Я ездил с отцом на рыбалку на озеро Санапи в четырехметровой, сделанной в сороковые годы, очень древней, гигантской деревянной 120-килограммовой весельной лодке, которую мог поднять только викинг. Даже ручки весел были толще, чем любимая фермерская свинка. Ты стоишь посреди озера, и солнце палит, как в Сахаре. Ты горишь, ты не можешь плыть дальше. К тому времени как мы доплывали до середины, где клевали БОЛЬШИЕ, мы все понимали, что надо грести обратно. Мы – это Я. А-ха-ха-ха! Я стал Папаем Талларико. После того как я начал косить по сорок акров раз в неделю, я спокойно мог грести обратно к берегу (и нести на себе всю тяжесть мира).
Я все ходил и ходил в лесу. Находил каштаны, волшебные кольца грибов, птичьи гнезда, сплетенные из человеческих волос и рыболовной лески. Я представлял, что нахожусь в джунглях Африки, забираюсь на ворота больших поместий и сажусь на каменных львов (пока кто-нибудь не крикнет: «Слезай оттуда, парень!»).
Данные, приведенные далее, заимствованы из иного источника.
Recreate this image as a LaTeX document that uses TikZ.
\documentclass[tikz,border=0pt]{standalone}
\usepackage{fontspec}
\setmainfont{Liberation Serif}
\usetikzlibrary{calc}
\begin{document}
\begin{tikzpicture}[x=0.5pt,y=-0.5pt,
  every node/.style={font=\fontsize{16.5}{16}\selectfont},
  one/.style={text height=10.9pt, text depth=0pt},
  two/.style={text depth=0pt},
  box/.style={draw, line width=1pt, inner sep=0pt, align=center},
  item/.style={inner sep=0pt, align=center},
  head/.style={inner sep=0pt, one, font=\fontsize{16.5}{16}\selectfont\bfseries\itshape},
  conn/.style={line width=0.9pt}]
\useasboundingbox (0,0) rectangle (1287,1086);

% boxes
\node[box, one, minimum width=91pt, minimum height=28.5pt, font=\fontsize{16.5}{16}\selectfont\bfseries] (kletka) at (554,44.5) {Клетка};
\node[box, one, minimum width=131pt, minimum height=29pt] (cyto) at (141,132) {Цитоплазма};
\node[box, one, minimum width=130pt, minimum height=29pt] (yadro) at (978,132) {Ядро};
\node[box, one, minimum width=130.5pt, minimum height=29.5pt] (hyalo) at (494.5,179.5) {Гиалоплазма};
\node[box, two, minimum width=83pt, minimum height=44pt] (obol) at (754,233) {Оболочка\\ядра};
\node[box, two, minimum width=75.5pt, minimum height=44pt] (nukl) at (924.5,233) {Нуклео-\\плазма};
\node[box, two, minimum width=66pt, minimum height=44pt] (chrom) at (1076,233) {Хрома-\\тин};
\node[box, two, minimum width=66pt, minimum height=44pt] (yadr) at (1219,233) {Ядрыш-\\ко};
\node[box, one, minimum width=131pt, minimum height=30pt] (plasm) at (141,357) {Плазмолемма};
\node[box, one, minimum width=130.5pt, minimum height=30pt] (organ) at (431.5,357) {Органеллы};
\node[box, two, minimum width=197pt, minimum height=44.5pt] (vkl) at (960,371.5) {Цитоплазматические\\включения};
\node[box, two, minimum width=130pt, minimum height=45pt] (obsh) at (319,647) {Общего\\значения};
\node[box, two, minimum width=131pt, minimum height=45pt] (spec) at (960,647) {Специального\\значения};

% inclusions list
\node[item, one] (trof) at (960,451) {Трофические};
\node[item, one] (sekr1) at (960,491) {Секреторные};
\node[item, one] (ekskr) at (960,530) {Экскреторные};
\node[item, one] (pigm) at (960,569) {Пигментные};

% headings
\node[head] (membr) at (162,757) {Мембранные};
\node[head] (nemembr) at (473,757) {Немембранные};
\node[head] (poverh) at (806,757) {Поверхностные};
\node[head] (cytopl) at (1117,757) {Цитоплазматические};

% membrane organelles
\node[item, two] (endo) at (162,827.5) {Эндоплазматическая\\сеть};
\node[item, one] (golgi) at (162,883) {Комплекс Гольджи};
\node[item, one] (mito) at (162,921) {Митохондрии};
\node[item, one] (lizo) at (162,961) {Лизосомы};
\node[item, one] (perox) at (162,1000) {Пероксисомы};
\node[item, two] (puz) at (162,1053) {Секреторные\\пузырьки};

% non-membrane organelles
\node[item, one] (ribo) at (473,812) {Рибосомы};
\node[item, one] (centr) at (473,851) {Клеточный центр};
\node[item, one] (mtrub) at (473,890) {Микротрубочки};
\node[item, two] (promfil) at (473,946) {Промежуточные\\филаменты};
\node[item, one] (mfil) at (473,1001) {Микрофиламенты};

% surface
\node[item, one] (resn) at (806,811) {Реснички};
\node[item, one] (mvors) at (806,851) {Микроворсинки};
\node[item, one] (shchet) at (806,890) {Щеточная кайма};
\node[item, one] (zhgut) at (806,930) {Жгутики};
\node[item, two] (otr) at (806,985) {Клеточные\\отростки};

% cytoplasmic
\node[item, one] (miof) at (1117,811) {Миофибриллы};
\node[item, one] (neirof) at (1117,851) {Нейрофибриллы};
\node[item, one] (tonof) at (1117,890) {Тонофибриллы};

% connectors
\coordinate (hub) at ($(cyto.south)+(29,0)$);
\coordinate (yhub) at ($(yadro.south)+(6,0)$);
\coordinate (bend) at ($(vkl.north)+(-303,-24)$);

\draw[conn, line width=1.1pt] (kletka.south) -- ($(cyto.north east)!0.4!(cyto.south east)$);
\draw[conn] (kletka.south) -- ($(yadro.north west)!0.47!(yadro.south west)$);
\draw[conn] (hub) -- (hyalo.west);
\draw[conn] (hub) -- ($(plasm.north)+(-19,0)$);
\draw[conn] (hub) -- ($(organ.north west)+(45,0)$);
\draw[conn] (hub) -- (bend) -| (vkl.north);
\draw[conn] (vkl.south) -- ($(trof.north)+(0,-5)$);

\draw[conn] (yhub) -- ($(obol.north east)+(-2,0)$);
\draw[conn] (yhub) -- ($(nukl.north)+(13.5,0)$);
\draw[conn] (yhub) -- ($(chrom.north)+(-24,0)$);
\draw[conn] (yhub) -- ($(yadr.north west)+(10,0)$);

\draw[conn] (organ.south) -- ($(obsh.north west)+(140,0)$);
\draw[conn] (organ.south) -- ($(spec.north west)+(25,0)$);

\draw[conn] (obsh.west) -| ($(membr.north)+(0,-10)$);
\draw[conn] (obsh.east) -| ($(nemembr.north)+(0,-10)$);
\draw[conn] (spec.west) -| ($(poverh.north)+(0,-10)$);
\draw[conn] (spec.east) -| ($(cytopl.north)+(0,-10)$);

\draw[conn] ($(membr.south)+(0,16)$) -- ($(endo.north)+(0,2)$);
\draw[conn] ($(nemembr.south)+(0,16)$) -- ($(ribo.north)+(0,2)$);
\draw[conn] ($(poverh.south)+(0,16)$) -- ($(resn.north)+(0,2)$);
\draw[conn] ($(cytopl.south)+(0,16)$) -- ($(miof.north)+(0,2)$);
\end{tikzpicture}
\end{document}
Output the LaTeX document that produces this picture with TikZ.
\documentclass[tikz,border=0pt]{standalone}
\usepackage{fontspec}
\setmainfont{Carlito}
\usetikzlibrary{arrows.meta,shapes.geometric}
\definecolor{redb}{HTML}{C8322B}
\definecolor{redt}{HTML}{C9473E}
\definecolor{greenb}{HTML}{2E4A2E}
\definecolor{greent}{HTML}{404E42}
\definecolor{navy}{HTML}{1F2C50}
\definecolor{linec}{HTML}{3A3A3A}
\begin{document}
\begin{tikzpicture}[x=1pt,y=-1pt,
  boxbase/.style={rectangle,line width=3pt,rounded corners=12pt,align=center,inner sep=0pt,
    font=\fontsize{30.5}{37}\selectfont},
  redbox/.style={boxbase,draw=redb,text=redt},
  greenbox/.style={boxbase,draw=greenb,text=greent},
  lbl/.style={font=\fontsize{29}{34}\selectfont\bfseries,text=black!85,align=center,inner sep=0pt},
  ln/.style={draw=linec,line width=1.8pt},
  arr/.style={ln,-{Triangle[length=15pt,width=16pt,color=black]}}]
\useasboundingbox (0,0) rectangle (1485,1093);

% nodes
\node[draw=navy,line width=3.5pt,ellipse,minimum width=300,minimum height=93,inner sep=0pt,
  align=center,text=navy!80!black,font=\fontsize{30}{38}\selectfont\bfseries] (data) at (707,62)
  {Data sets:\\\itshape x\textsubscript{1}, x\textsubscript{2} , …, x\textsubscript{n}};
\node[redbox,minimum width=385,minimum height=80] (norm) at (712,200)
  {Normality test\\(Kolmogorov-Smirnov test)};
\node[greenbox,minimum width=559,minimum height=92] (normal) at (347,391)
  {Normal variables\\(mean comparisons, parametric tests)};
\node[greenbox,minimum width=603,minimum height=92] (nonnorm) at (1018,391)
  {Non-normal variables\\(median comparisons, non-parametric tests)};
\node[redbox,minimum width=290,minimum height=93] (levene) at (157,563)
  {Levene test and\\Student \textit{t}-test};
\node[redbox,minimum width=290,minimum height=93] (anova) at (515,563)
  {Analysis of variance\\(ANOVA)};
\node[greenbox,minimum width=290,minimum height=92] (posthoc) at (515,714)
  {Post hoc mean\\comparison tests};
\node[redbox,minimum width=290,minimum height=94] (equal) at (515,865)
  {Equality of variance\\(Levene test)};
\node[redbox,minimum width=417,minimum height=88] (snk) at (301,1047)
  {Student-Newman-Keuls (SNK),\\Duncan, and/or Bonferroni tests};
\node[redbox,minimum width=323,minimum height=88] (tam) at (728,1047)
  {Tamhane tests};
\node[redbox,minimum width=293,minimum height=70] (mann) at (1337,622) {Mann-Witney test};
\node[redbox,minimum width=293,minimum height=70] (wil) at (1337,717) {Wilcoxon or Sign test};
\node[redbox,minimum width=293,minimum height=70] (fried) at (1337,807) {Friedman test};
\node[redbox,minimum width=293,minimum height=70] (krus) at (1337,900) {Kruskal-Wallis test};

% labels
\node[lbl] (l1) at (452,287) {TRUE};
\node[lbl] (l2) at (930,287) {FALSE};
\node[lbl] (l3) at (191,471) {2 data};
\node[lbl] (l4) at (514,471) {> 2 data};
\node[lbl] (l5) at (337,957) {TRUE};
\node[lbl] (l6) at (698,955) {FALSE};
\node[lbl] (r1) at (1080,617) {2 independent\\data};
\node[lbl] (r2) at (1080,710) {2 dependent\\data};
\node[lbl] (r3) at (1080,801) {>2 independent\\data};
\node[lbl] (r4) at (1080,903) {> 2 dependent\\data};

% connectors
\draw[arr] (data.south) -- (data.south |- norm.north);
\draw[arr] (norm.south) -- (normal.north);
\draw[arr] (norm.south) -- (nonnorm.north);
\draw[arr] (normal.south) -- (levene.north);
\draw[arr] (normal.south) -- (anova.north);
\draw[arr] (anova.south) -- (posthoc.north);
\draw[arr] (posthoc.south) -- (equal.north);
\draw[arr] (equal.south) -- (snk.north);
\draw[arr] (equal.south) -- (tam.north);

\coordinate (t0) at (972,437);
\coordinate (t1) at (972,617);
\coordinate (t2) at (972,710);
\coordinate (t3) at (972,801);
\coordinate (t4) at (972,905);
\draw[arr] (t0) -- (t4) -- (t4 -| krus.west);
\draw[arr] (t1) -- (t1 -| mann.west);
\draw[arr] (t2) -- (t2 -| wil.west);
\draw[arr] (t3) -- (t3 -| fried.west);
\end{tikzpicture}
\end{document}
В лесу у озера были большие гранитные валуны, которые оказались там из-за ледников во время ледникового периода. Над дорогой в Санапи, рядом с которой я жил, были пещеры с рисунками индейцев на стенах – пиктограммами и знаками. Они были обнаружены, когда город построили еще в 1850-е годы. В этих самых пещерах жили индейцы пеннакук. Убив всех индейцев, белые построили и назвали в их честь гранд-отель на семьдесят пять номеров, «Пещера индейцев», первый из трех гранд-отелей в районе Санапи и первое место, где я играл на барабанах с папиной группой в 1964 году, а еще в километре от этого места я впервые услышал, как играет Брэд Уитфорд.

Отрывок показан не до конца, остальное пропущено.